# START OF GIVEN RECORDS

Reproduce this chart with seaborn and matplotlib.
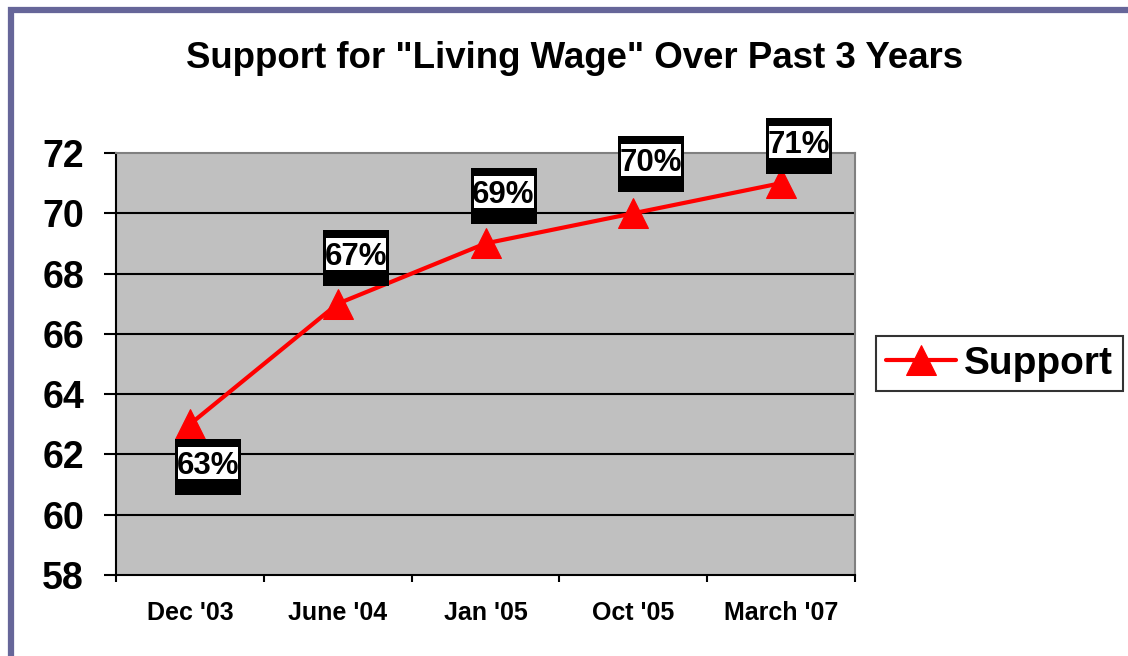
import matplotlib
matplotlib.use("Agg")
import matplotlib.pyplot as plt
import matplotlib.transforms as mtransforms
from matplotlib.patches import Rectangle
import seaborn as sns
import pandas as pd

# ---- data ----
categories = ["Dec '03", "June '04", "Jan '05", "Oct '05", "March '07"]
support = [63, 67, 69, 70, 71]
value_labels = ["63%", "67%", "69%", "70%", "71%"]
y_ticks = [58, 60, 62, 64, 66, 68, 70, 72]
title = 'Support for "Living Wage" Over Past 3 Years'
series_name = "Support"

# label vertical offsets (pixels, text centre relative to point)
label_dy = [-39, 50, 51, 53, 41]

sns.set_theme(style="white")
plt.rcParams['font.family'] = ['Liberation Sans', 'DejaVu Sans']
plt.rcParams['text.color'] = 'black'

W, H = 1128, 656
fig = plt.figure(figsize=(W / 100, H / 100), dpi=100)
fig.patch.set_facecolor('white')

ax = fig.add_axes([116 / W, (H - 575) / H, (855 - 116) / W, (575 - 153) / H])
ax.set_facecolor('#C0C0C0')

df = pd.DataFrame({'period': categories, series_name: support})
df['x'] = range(len(df))

ax.set_xlim(-0.5, len(categories) - 0.5)
ax.set_ylim(y_ticks[0], y_ticks[-1])

# gridlines
for yv in y_ticks[1:-1]:
    ax.axhline(yv, color='black', lw=1.5, zorder=1)

sns.lineplot(data=df, x='x', y=series_name, ax=ax, color='red', lw=3,
             marker='^', markersize=21, markeredgecolor='red',
             label=series_name, zorder=3, sort=False)

ax.set_xlim(-0.5, len(categories) - 0.5)
ax.set_ylim(y_ticks[0], y_ticks[-1])
ax.set_yticks(y_ticks)
ax.set_yticklabels([str(t) for t in y_ticks], fontsize=27, fontweight='bold')
ax.set_xticks(range(len(categories)))
ax.set_xticklabels(categories, fontsize=18, fontweight='bold')
ax.set_xticks([i - 0.5 for i in range(len(categories) + 1)], minor=True)
ax.set_xlabel('')
ax.set_ylabel('')

ax.tick_params(axis='y', which='major', direction='out', length=9, width=1.5,
               color='black', pad=14, left=True, labelcolor='black')
ax.tick_params(axis='x', which='major', length=0, pad=19, labelcolor='black')
ax.tick_params(axis='x', which='minor', direction='out', length=5, width=1.5,
               color='black', bottom=True)

for s in ['left', 'bottom']:
    ax.spines[s].set_color('black')
    ax.spines[s].set_linewidth(1.5)
for s in ['top', 'right']:
    ax.spines[s].set_color('#808080')
    ax.spines[s].set_linewidth(1.5)
    ax.spines[s].set_visible(True)

# data labels
for i, (v, lbl) in enumerate(zip(support, value_labels)):
    dy = label_dy[i]
    tr = mtransforms.ScaledTranslation(i, v, ax.transData)
    outer = Rectangle((18 - 33, dy - 32), 66, 56, transform=tr,
                      facecolor='black', edgecolor='none', zorder=5, clip_on=False)
    inner = Rectangle((18 - 30, dy - 16), 60, 32, transform=tr,
                      facecolor='white', edgecolor='none', zorder=5.5, clip_on=False)
    ax.add_artist(outer)
    ax.add_artist(inner)
    ax.annotate(lbl, xy=(i, v), xytext=(18, dy - 11), textcoords='offset pixels',
                ha='center', va='baseline', fontsize=22.5, fontweight='bold',
                color='black', zorder=6, annotation_clip=False)

# legend
leg = ax.legend(loc='center', bbox_to_anchor=(999.5 / W, 1 - 363.5 / H),
                bbox_transform=fig.transFigure, fontsize=28, frameon=True,
                fancybox=False, edgecolor='black', facecolor='white',
                handlelength=1.8, handletextpad=0.2, borderpad=0.25,
                borderaxespad=0)
leg.get_frame().set_linewidth(1.5)
for t in leg.get_texts():
    t.set_fontweight('bold')
    t.set_color('black')

# title
fig.text(574.5 / W, 1 - 58 / H, title, ha='center', va='center',
         fontsize=26.4, fontweight='bold', color='black')

# purple frame
fig.add_artist(Rectangle((11 / W, -0.2), 1.5, 1 - 10 / H + 0.2,
                         transform=fig.transFigure, fill=False,
                         edgecolor='#666699', lw=4.5, clip_on=False, zorder=0))

fig.savefig('out.png', dpi=100)
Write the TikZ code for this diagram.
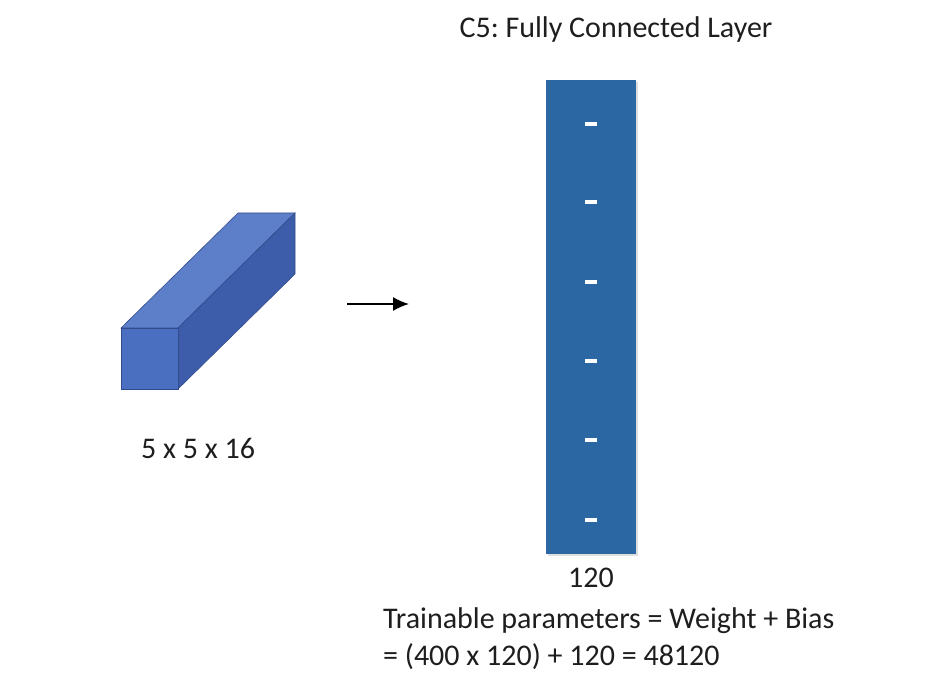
\documentclass[tikz,border=0pt]{standalone}
\usepackage{fontspec}
\usetikzlibrary{arrows.meta}
\setmainfont{Carlito}
\frenchspacing
\definecolor{barblue}{RGB}{43,104,163}
\definecolor{topface}{RGB}{93,127,202}
\definecolor{frontface}{RGB}{74,110,192}
\definecolor{sideface}{RGB}{61,93,170}
\definecolor{edgec}{RGB}{50,75,140}
\definecolor{txt}{RGB}{30,30,30}
\tikzset{
  lbl/.style={font=\fontsize{30}{34}\selectfont, text=txt, inner sep=0pt},
}
\begin{document}
\frenchspacing
\begin{tikzpicture}[x=1pt,y=-1pt]
\useasboundingbox (0,0) rectangle (944,684);
% cuboid
\coordinate (f1) at (121,328);
\coordinate (f2) at (178,328);
\coordinate (f3) at (178,389);
\coordinate (f4) at (121,389);
\coordinate (b1) at (238,213);
\coordinate (b2) at (295,213);
\coordinate (b3) at (295,274);
\fill[topface, draw=edgec, line width=0.6pt] (f1) -- (f2) -- (b2) -- (b1) -- cycle;
\fill[sideface, draw=edgec, line width=0.6pt] (f2) -- (b2) -- (b3) -- (f3) -- cycle;
\fill[frontface, draw=edgec, line width=0.6pt] (f1) -- (f2) -- (f3) -- (f4) -- cycle;
\node[lbl] (dim) at (198,448) {5 x 5 x 16};
% arrow
\coordinate (a1) at (347,304);
\coordinate (a2) at (409,304);
\draw[line width=1.6pt, -{Latex[length=16pt,width=14pt]}] (a1) -- (a2);
% bar
\fill[black!25, opacity=0.5] (548,82) rectangle (638,556);
\node[fill=barblue, minimum width=90pt, minimum height=474pt, inner sep=0pt, anchor=north west] (bar) at (546,80) {};
\foreach \yy in {124,202,282,361,440,520} {
  \fill[white] (585,\yy-1.6) rectangle (597,\yy+1.6);
}
\node[lbl] (title) at (616,30) {C5: Fully Connected Layer};
\node[lbl] (n120) at (591,578) {120};
\node[lbl, anchor=west] (tp1) at (383,621) {Trainable parameters = Weight + Bias};
\node[lbl, anchor=west] (tp2) at (383,657) {= (400 x 120) + 120 = 48120};
\end{tikzpicture}
\end{document}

# END OF GIVEN RECORDS

Every record gets retyped exactly; no picture goes into the copy.

## WORKED ANSWER
Reproduce this chart with seaborn and matplotlib.
import matplotlib
matplotlib.use("Agg")
import matplotlib.pyplot as plt
import matplotlib.transforms as mtransforms
from matplotlib.patches import Rectangle
import seaborn as sns
import pandas as pd

# ---- data ----
categories = ["Dec '03", "June '04", "Jan '05", "Oct '05", "March '07"]
support = [63, 67, 69, 70, 71]
value_labels = ["63%", "67%", "69%", "70%", "71%"]
y_ticks = [58, 60, 62, 64, 66, 68, 70, 72]
title = 'Support for "Living Wage" Over Past 3 Years'
series_name = "Support"

# label vertical offsets (pixels, text centre relative to point)
label_dy = [-39, 50, 51, 53, 41]

sns.set_theme(style="white")
plt.rcParams['font.family'] = ['Liberation Sans', 'DejaVu Sans']
plt.rcParams['text.color'] = 'black'

W, H = 1128, 656
fig = plt.figure(figsize=(W / 100, H / 100), dpi=100)
fig.patch.set_facecolor('white')

ax = fig.add_axes([116 / W, (H - 575) / H, (855 - 116) / W, (575 - 153) / H])
ax.set_facecolor('#C0C0C0')

df = pd.DataFrame({'period': categories, series_name: support})
df['x'] = range(len(df))

ax.set_xlim(-0.5, len(categories) - 0.5)
ax.set_ylim(y_ticks[0], y_ticks[-1])

# gridlines
for yv in y_ticks[1:-1]:
    ax.axhline(yv, color='black', lw=1.5, zorder=1)

sns.lineplot(data=df, x='x', y=series_name, ax=ax, color='red', lw=3,
             marker='^', markersize=21, markeredgecolor='red',
             label=series_name, zorder=3, sort=False)

ax.set_xlim(-0.5, len(categories) - 0.5)
ax.set_ylim(y_ticks[0], y_ticks[-1])
ax.set_yticks(y_ticks)
ax.set_yticklabels([str(t) for t in y_ticks], fontsize=27, fontweight='bold')
ax.set_xticks(range(len(categories)))
ax.set_xticklabels(categories, fontsize=18, fontweight='bold')
ax.set_xticks([i - 0.5 for i in range(len(categories) + 1)], minor=True)
ax.set_xlabel('')
ax.set_ylabel('')

ax.tick_params(axis='y', which='major', direction='out', length=9, width=1.5,
               color='black', pad=14, left=True, labelcolor='black')
ax.tick_params(axis='x', which='major', length=0, pad=19, labelcolor='black')
ax.tick_params(axis='x', which='minor', direction='out', length=5, width=1.5,
               color='black', bottom=True)

for s in ['left', 'bottom']:
    ax.spines[s].set_color('black')
    ax.spines[s].set_linewidth(1.5)
for s in ['top', 'right']:
    ax.spines[s].set_color('#808080')
    ax.spines[s].set_linewidth(1.5)
    ax.spines[s].set_visible(True)

# data labels
for i, (v, lbl) in enumerate(zip(support, value_labels)):
    dy = label_dy[i]
    tr = mtransforms.ScaledTranslation(i, v, ax.transData)
    outer = Rectangle((18 - 33, dy - 32), 66, 56, transform=tr,
                      facecolor='black', edgecolor='none', zorder=5, clip_on=False)
    inner = Rectangle((18 - 30, dy - 16), 60, 32, transform=tr,
                      facecolor='white', edgecolor='none', zorder=5.5, clip_on=False)
    ax.add_artist(outer)
    ax.add_artist(inner)
    ax.annotate(lbl, xy=(i, v), xytext=(18, dy - 11), textcoords='offset pixels',
                ha='center', va='baseline', fontsize=22.5, fontweight='bold',
                color='black', zorder=6, annotation_clip=False)

# legend
leg = ax.legend(loc='center', bbox_to_anchor=(999.5 / W, 1 - 363.5 / H),
                bbox_transform=fig.transFigure, fontsize=28, frameon=True,
                fancybox=False, edgecolor='black', facecolor='white',
                handlelength=1.8, handletextpad=0.2, borderpad=0.25,
                borderaxespad=0)
leg.get_frame().set_linewidth(1.5)
for t in leg.get_texts():
    t.set_fontweight('bold')
    t.set_color('black')

# title
fig.text(574.5 / W, 1 - 58 / H, title, ha='center', va='center',
         fontsize=26.4, fontweight='bold', color='black')

# purple frame
fig.add_artist(Rectangle((11 / W, -0.2), 1.5, 1 - 10 / H + 0.2,
                         transform=fig.transFigure, fill=False,
                         edgecolor='#666699', lw=4.5, clip_on=False, zorder=0))

fig.savefig('out.png', dpi=100)
Write the TikZ code for this diagram.
\documentclass[tikz,border=0pt]{standalone}
\usepackage{fontspec}
\usetikzlibrary{arrows.meta}
\setmainfont{Carlito}
\frenchspacing
\definecolor{barblue}{RGB}{43,104,163}
\definecolor{topface}{RGB}{93,127,202}
\definecolor{frontface}{RGB}{74,110,192}
\definecolor{sideface}{RGB}{61,93,170}
\definecolor{edgec}{RGB}{50,75,140}
\definecolor{txt}{RGB}{30,30,30}
\tikzset{
  lbl/.style={font=\fontsize{30}{34}\selectfont, text=txt, inner sep=0pt},
}
\begin{document}
\frenchspacing
\begin{tikzpicture}[x=1pt,y=-1pt]
\useasboundingbox (0,0) rectangle (944,684);
% cuboid
\coordinate (f1) at (121,328);
\coordinate (f2) at (178,328);
\coordinate (f3) at (178,389);
\coordinate (f4) at (121,389);
\coordinate (b1) at (238,213);
\coordinate (b2) at (295,213);
\coordinate (b3) at (295,274);
\fill[topface, draw=edgec, line width=0.6pt] (f1) -- (f2) -- (b2) -- (b1) -- cycle;
\fill[sideface, draw=edgec, line width=0.6pt] (f2) -- (b2) -- (b3) -- (f3) -- cycle;
\fill[frontface, draw=edgec, line width=0.6pt] (f1) -- (f2) -- (f3) -- (f4) -- cycle;
\node[lbl] (dim) at (198,448) {5 x 5 x 16};
% arrow
\coordinate (a1) at (347,304);
\coordinate (a2) at (409,304);
\draw[line width=1.6pt, -{Latex[length=16pt,width=14pt]}] (a1) -- (a2);
% bar
\fill[black!25, opacity=0.5] (548,82) rectangle (638,556);
\node[fill=barblue, minimum width=90pt, minimum height=474pt, inner sep=0pt, anchor=north west] (bar) at (546,80) {};
\foreach \yy in {124,202,282,361,440,520} {
  \fill[white] (585,\yy-1.6) rectangle (597,\yy+1.6);
}
\node[lbl] (title) at (616,30) {C5: Fully Connected Layer};
\node[lbl] (n120) at (591,578) {120};
\node[lbl, anchor=west] (tp1) at (383,621) {Trainable parameters = Weight + Bias};
\node[lbl, anchor=west] (tp2) at (383,657) {= (400 x 120) + 120 = 48120};
\end{tikzpicture}
\end{document}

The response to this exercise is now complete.